By the way, I will be using a 500 inch Caddy and the transaxle so hooking to another motor will not be nessesary. This will be going under a van. I wish I had some drawings because I might consider building a 2x3 subframe to cradle this onto the stock chassis. Any copies of Chassis Manuals??? Thanks and keep up the help. DM
The CSM probably won't help. What Mid-Engineering did was to build a 2x3 frame that ran low at the front then kicked up and over the exhaust manifolds, with a crossmember over the chain cover on the trans. The motor mount scheme (at least on the Toronado) uses a single front mount on the block and a pair of mounts at the back of the trans chain cover. Mid-Engineering hung these rear mounts from the rearmost crossmember on the frame. Also, since they were using the Corvette trailing arms, the front of these arms mounted to the frame at about the front of the block, where the frame started to kick up. There used to be drawings on the web, but the links don't work anymore. You might want to search for Kelmark kit cars, as many of them were built with the Mid-Engineering chassis.

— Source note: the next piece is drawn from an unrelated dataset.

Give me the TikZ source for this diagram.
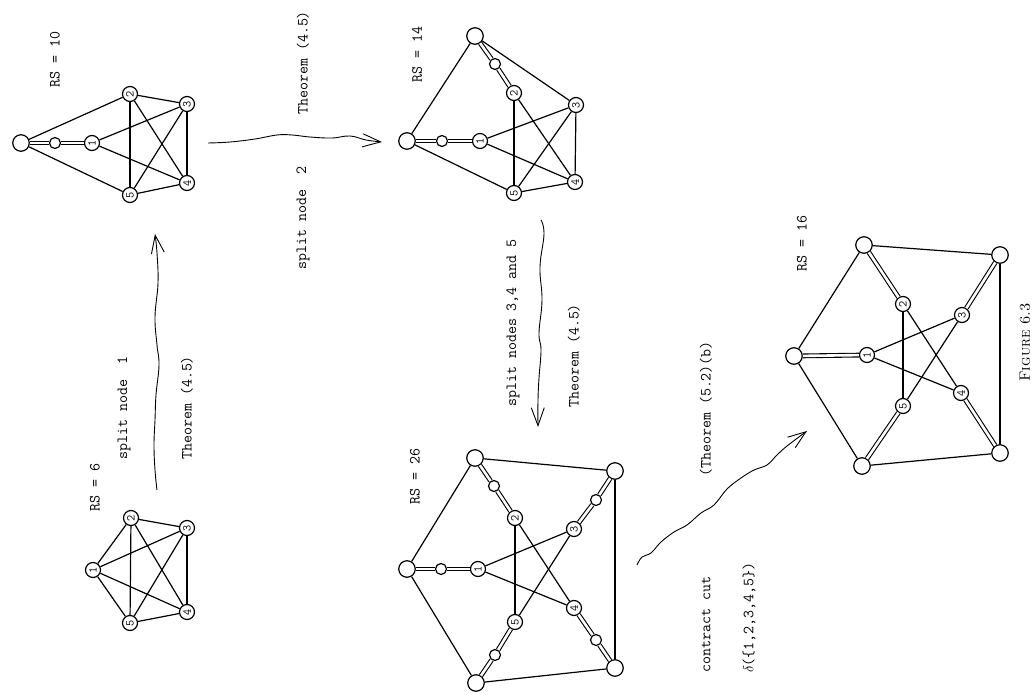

Bill Porterfield (of Mid-Engineering fame) also built a mid-engine 1978 442. Photos of that car are here and you can see some of the details of the drivetrain mounting. This is not exactly the same as used on the Kelmark chassis, but it's similar. http://www.hotrodharrys.com/cars/showarticle.php?articleID=4
I put an olds in my bmw coupe, uses the stock bmw trailing arm rear suspension and beam with shorter bmw driveshafts, turned up some adapters for the shafts to fit the olds flanges theres some more pics in my album, might give you some more ideas
This little truck runs what appears to be a Cad 500 in the bed. I don't know a thing about it though. It showed up at the Run to Roslyn in 2007 in Roslyn Wa.